STATED GOAL - Copy the lines below as they are; omit the images they contain.

DATASET SECTION -

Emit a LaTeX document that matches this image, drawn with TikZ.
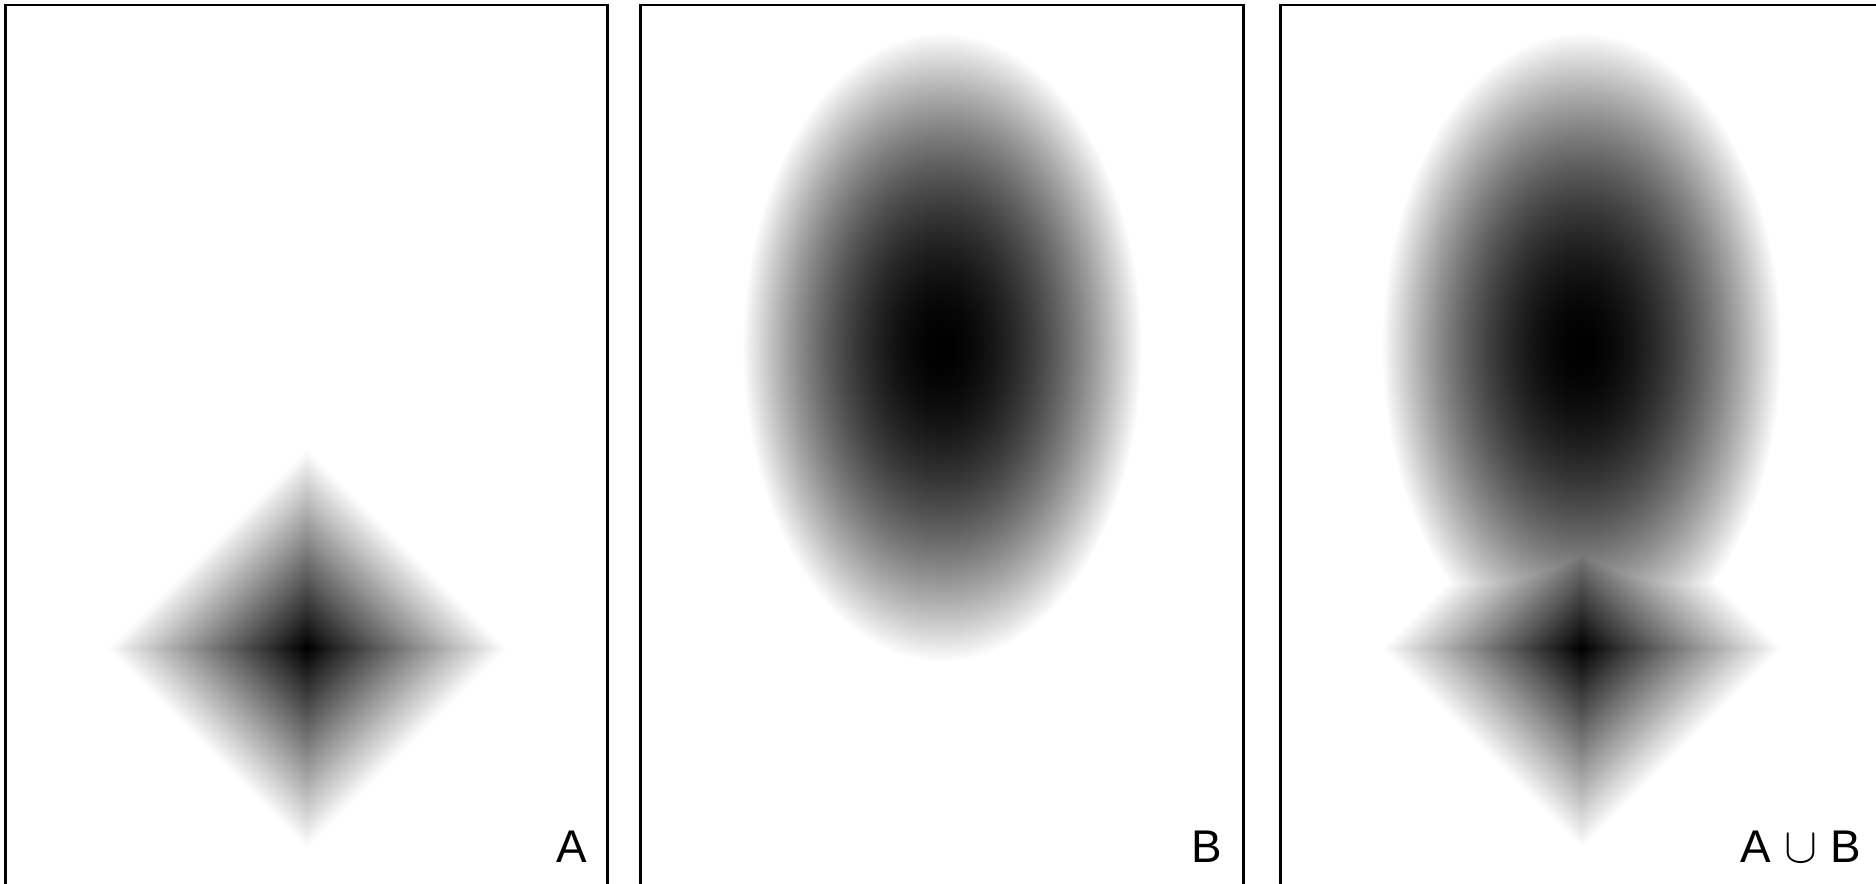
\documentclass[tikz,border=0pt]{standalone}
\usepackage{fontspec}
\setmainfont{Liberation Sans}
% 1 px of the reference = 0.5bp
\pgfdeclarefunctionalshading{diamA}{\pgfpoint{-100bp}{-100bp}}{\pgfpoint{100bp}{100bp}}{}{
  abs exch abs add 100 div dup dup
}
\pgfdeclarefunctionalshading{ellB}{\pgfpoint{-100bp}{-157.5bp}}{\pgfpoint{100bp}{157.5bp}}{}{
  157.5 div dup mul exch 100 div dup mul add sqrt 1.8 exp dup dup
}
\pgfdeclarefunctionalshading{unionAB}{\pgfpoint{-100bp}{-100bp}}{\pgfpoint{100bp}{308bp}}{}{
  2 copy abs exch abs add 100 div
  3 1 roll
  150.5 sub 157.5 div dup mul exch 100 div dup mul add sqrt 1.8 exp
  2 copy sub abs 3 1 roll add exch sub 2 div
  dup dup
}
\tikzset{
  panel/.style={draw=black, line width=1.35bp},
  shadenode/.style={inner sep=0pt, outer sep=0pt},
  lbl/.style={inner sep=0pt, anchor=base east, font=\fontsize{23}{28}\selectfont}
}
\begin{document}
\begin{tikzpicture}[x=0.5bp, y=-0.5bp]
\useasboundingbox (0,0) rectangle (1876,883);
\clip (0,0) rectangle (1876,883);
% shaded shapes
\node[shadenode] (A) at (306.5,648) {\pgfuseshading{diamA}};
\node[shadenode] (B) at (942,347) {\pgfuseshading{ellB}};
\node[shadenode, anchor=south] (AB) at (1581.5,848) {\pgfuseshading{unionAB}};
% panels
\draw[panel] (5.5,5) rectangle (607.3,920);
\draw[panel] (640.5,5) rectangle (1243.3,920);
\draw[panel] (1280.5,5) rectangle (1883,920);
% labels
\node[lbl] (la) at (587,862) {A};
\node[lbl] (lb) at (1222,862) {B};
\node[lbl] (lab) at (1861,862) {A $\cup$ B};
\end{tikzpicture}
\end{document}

PROBLEM SOLUTION -
Emit a LaTeX document that matches this image, drawn with TikZ.
\documentclass[tikz,border=0pt]{standalone}
\usepackage{fontspec}
\setmainfont{Liberation Sans}
% 1 px of the reference = 0.5bp
\pgfdeclarefunctionalshading{diamA}{\pgfpoint{-100bp}{-100bp}}{\pgfpoint{100bp}{100bp}}{}{
  abs exch abs add 100 div dup dup
}
\pgfdeclarefunctionalshading{ellB}{\pgfpoint{-100bp}{-157.5bp}}{\pgfpoint{100bp}{157.5bp}}{}{
  157.5 div dup mul exch 100 div dup mul add sqrt 1.8 exp dup dup
}
\pgfdeclarefunctionalshading{unionAB}{\pgfpoint{-100bp}{-100bp}}{\pgfpoint{100bp}{308bp}}{}{
  2 copy abs exch abs add 100 div
  3 1 roll
  150.5 sub 157.5 div dup mul exch 100 div dup mul add sqrt 1.8 exp
  2 copy sub abs 3 1 roll add exch sub 2 div
  dup dup
}
\tikzset{
  panel/.style={draw=black, line width=1.35bp},
  shadenode/.style={inner sep=0pt, outer sep=0pt},
  lbl/.style={inner sep=0pt, anchor=base east, font=\fontsize{23}{28}\selectfont}
}
\begin{document}
\begin{tikzpicture}[x=0.5bp, y=-0.5bp]
\useasboundingbox (0,0) rectangle (1876,883);
\clip (0,0) rectangle (1876,883);
% shaded shapes
\node[shadenode] (A) at (306.5,648) {\pgfuseshading{diamA}};
\node[shadenode] (B) at (942,347) {\pgfuseshading{ellB}};
\node[shadenode, anchor=south] (AB) at (1581.5,848) {\pgfuseshading{unionAB}};
% panels
\draw[panel] (5.5,5) rectangle (607.3,920);
\draw[panel] (640.5,5) rectangle (1243.3,920);
\draw[panel] (1280.5,5) rectangle (1883,920);
% labels
\node[lbl] (la) at (587,862) {A};
\node[lbl] (lb) at (1222,862) {B};
\node[lbl] (lab) at (1861,862) {A $\cup$ B};
\end{tikzpicture}
\end{document}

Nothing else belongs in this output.